Amid the hubbub of Monday Night Football in Our Fair City, we wish to make a typically SWNIDish, contrarian and totally objective Declaration of Reality.
Downtown Cincinnati is on the rebound.
We say this not merely because Cincinnati is hosting two such Monday night extravaganzas this year. We say it not because the Banks project, delays and all, looks to be finally underway.
We say it because of what we observed Saturday night.
Following a SWNIDish whim, we decided to take ourself to the Reds game, accompanied only by our own sparkling personality. Procuring a $5 "outer view level" ticket, and thereby enjoying a superb view of the game, the river, and the summit of Mt. Adams as well as an unobstructed breeze wafting along the top rows, we settled in for a typical experience of baseball disappointment, watching the hometown millionaires commit mistakes in public. We found solitude very pleasant. As an incidental point, we recommend the experience.
But to the point of this post.

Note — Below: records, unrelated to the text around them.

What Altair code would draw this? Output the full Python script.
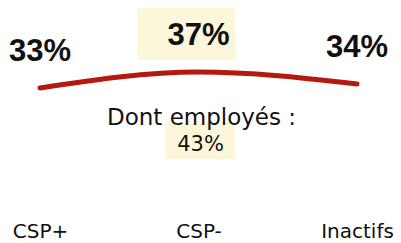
import altair as alt
import pandas as pd

categories = ["CSP+", "CSP-", "Inactifs"]
values = [33, 37, 34]
sub_title = "Dont employés :"
sub_value = 43

df = pd.DataFrame({"cat": categories, "val": values})
df["label"] = [f"{v}%" for v in values]

ann = pd.DataFrame({"cat": [categories[1]], "val": [values[1]],
                    "title": [sub_title], "sub": [f"{sub_value}%"]})

RED = "#B3190C"
CREAM = "#FCF7DA"
TXT = "#111111"

x = alt.X("cat:N", sort=categories,
          scale=alt.Scale(type="point", range=[32, 349], padding=0),
          axis=alt.Axis(title=None, domain=False, ticks=False, grid=False,
                        labelAngle=0, labelFontSize=20, labelFont="DejaVu Sans",
                        labelColor=TXT, labelPadding=0, offset=-22))
y = alt.Y("val:Q", scale=alt.Scale(domain=[-5.75, 52.25]), axis=None)

base = alt.Chart(df).encode(x=x, y=y)

hl_max = base.transform_filter(alt.datum.cat == categories[1]).mark_rect(
    width=98, height=55, color=CREAM, xOffset=-12, yOffset=-39.5)

line = base.mark_line(interpolate="monotone", strokeWidth=5, strokeCap="round", color=RED)

labels = base.mark_text(font="Liberation Sans", fontWeight="bold", fontSize=31,
                        color=TXT, dy=-36, baseline="middle").encode(text="label:N")

abase = alt.Chart(ann).encode(x=x, y=y)
hl_sub = abase.mark_rect(width=70, height=37, color=CREAM, xOffset=2, yOffset=68.5)
t1 = abase.mark_text(font="DejaVu Sans", fontSize=23, color=TXT, dy=46, dx=3,
                     baseline="middle").encode(text="title:N")
t2 = abase.mark_text(font="DejaVu Sans", fontSize=21, color=TXT, dy=73, dx=2,
                     baseline="middle").encode(text="sub:N")

chart = alt.layer(hl_max, line, labels, hl_sub, t1, t2).properties(
    width=385, height=232,
    padding={"top": 3, "left": 0, "right": 0, "bottom": 0},
    autosize=alt.AutoSizeParams(type="none"),
    background="white",
).configure_view(stroke=None)

chart.save("out.html", embed_options={"renderer": "svg", "actions": False})
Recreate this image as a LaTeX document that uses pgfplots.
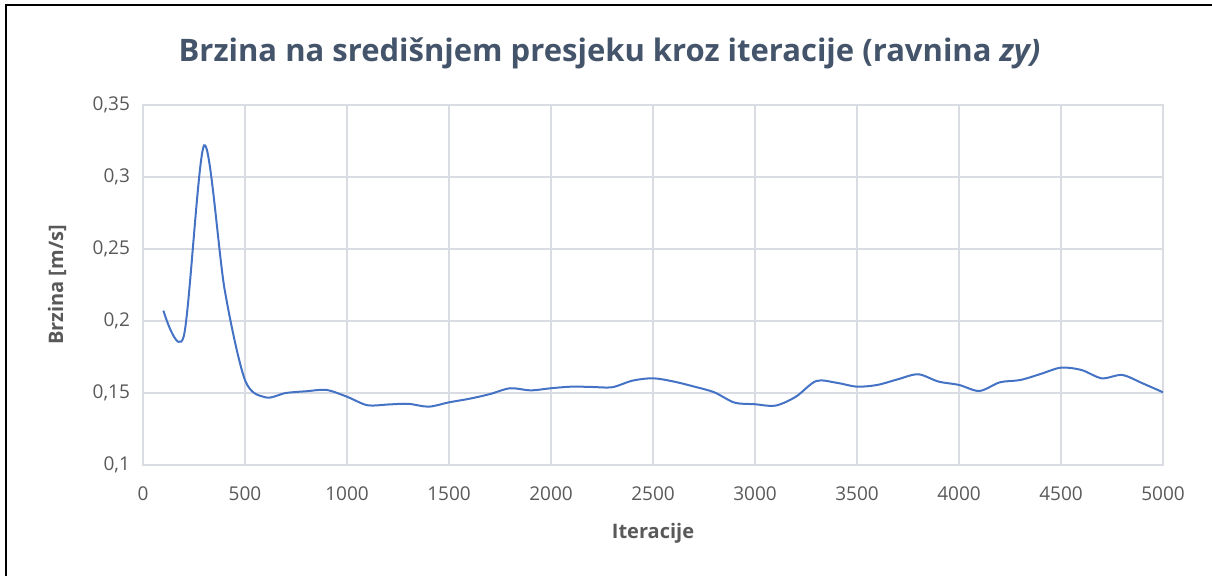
\documentclass[border=0pt]{standalone}
\usepackage{fontspec}
\setmainfont{Open Sans}
\usepackage{pgfplots}
\pgfplotsset{compat=1.18}
\definecolor{linec}{HTML}{4472C4}
\definecolor{gridc}{HTML}{D9DCE2}
\definecolor{txt}{HTML}{595959}
\definecolor{ttl}{HTML}{44546A}
\begin{document}
\begin{tikzpicture}[x=1pt,y=1pt]
\path[use as bounding box] (0,0) rectangle (606,288);
\draw[line width=1pt] (3,0) -- (3,285.25) -- (606,285.25);
\node[font=\fontsize{15.5}{18}\selectfont\bfseries, text=ttl] at (304.75,261.5) {Brzina na središnjem presjeku kroz iteracije (ravnina \textit{zy)}};
\begin{axis}[
  at={(71.5pt,55.5pt)}, anchor=south west,
  scale only axis, width=510pt, height=180pt,
  xmin=0, xmax=5000, ymin=0.1, ymax=0.35,
  xtick={0,500,...,5000},
  ytick={0.1,0.15,0.2,0.25,0.3,0.35},
  /pgf/number format/assume math mode=true,
  /pgf/number format/1000 sep={},
  yticklabel style={/pgf/number format/use comma, /pgf/number format/fixed, /pgf/number format/precision=2},
  ticklabel style={font=\fontsize{9.5}{11}\selectfont, text=txt},
  xticklabel style={yshift=-7.5pt},
  yticklabel style={xshift=-3pt},
  major tick length=0pt,
  grid=major,
  major grid style={gridc, line width=0.6pt},
  axis line style={gridc, line width=0.6pt},
  xlabel={Iteracije},
  ylabel={Brzina [m/s]},
  label style={font=\fontsize{10}{12}\selectfont\bfseries, text=txt},
  xlabel style={at={(axis description cs:0.5,-0.189)}, anchor=center},
  ylabel style={at={(axis description cs:-0.0843,0.5)}, anchor=center},
]
\addplot[linec, line width=1pt, smooth, tension=0.5] table {
x y
100 0.2072
200 0.1895
300 0.3220
400 0.2220
500 0.1590
600 0.1470
700 0.1500
800 0.1512
900 0.1521
1000 0.1474
1100 0.1415
1200 0.1420
1300 0.1425
1400 0.1405
1500 0.1435
1600 0.1460
1700 0.1492
1800 0.1533
1900 0.1518
2000 0.1533
2100 0.1544
2200 0.1542
2300 0.1540
2400 0.1586
2500 0.1602
2600 0.1580
2700 0.1545
2800 0.1505
2900 0.1433
3000 0.1422
3100 0.1412
3200 0.1474
3300 0.1583
3400 0.1571
3500 0.1544
3600 0.1556
3700 0.1595
3800 0.1630
3900 0.1579
4000 0.1556
4100 0.1514
4200 0.1574
4300 0.1590
4400 0.1632
4500 0.1676
4600 0.1660
4700 0.1602
4800 0.1625
4900 0.1567
5000 0.1505
};
\end{axis}
\end{tikzpicture}
\end{document}
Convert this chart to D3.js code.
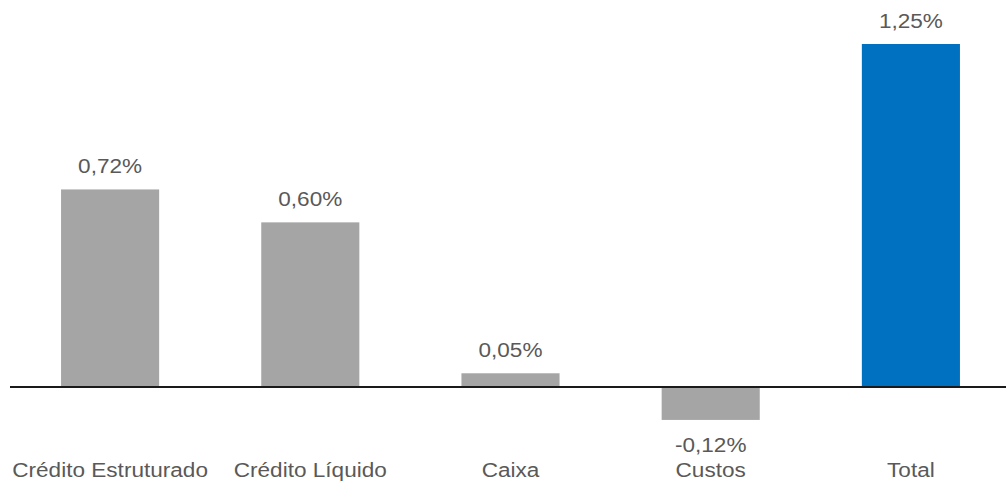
<!DOCTYPE html>
<html>
<head>
<meta charset="utf-8">
<script src="https://cdn.jsdelivr.net/npm/d3@7"></script>
<style>
  body { margin: 0; background: #fff; }
  svg text { font-family: Arial, "Liberation Sans", sans-serif; }
</style>
</head>
<body>
<div id="chart"></div>
<script>
var categories = ["Crédito Estruturado", "Crédito Líquido", "Caixa", "Custos", "Total"];
var values = [0.72, 0.60, 0.05, -0.12, 1.25];
var valueLabels = ["0,72%", "0,60%", "0,05%", "-0,12%", "1,25%"];

var width = 1006, height = 483;
var grayColor = "#a5a5a5";
var blueColor = "#0070c0";
var textColor = "#595959";
var stretch = 1.075; // source text looks a bit wider than plain Arial

var svg = d3.select("#chart")
    .append("svg")
    .attr("width", width)
    .attr("height", height);

var x = d3.scaleBand()
    .domain(categories)
    .range([10, 1011])
    .paddingInner(0.51)
    .paddingOuter(0.255);

// 1.25 -> y 44, 0 -> y 387
var y = d3.scaleLinear()
    .domain([0, 1.25])
    .range([387, 44]);

svg.selectAll("rect.bar")
    .data(values)
    .enter()
    .append("rect")
    .attr("class", "bar")
    .attr("x", (d, i) => x(categories[i]))
    .attr("width", x.bandwidth())
    .attr("y", d => Math.min(y(d), y(0)))
    .attr("height", d => Math.abs(y(d) - y(0)))
    .attr("fill", (d, i) => i === categories.length - 1 ? blueColor : grayColor);

// baseline
svg.append("line")
    .attr("x1", 10)
    .attr("x2", width)
    .attr("y1", y(0))
    .attr("y2", y(0))
    .attr("stroke", "#1a1a1a")
    .attr("stroke-width", 2);

// value labels
svg.selectAll("text.value")
    .data(values)
    .enter()
    .append("text")
    .attr("class", "value")
    .attr("transform", (d, i) => {
        var cx = x(categories[i]) + x.bandwidth() / 2;
        var cy = d >= 0 ? y(d) - 16 : y(d) + 32;
        return `translate(${cx},${cy}) scale(${stretch},1)`;
    })
    .attr("text-anchor", "middle")
    .attr("font-size", "21px")
    .attr("fill", textColor)
    .text((d, i) => valueLabels[i]);

// category labels
svg.selectAll("text.cat")
    .data(categories)
    .enter()
    .append("text")
    .attr("class", "cat")
    .attr("transform", d => `translate(${x(d) + x.bandwidth() / 2},477) scale(${stretch},1)`)
    .attr("text-anchor", "middle")
    .attr("font-size", "21px")
    .attr("fill", textColor)
    .text(d => d);
</script>
</body>
</html>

Our impression of downtown is governed by a wider set of observations than the blessings of a cheap ticket at GABP. The Reds reported attendance that night of about 22,000, which represents, as knowing fans realize, not the turnstile attendance but the number of tickets sold. We'd estimate that actual attendance was considerably lower, maybe half, and would have been lower still had it not been for the modest but vocal contingent of Milwaukee fans who enlivened the atmosphere.
So the game was far from packed. But downtown was jumpin'. Sidewalks were alive with pedestrians, many well turned out and none down-and-out. On-street parking was completely full. Hoteliers, restauranteurs and publicans looked commercially busy. Tables at Fountain Square were significantly occupied.
We don't know what was afoot in our city center. We suspect that there was much afoot, however, and that it is the kind of thing that is generally afoot on what is becoming a typical downtown weekend. In other words, people were there for lots of reasons, not for one big reason.
That's the good news for our municipal prosperity: that it doesn't take a huge event to get people downtown. We hope the trend continues.
1 comment:
Good news for my wife and I as we are movin downtown in January. This is one of several recent reports form others that downtown is reviving. I am glad I own a spot down there.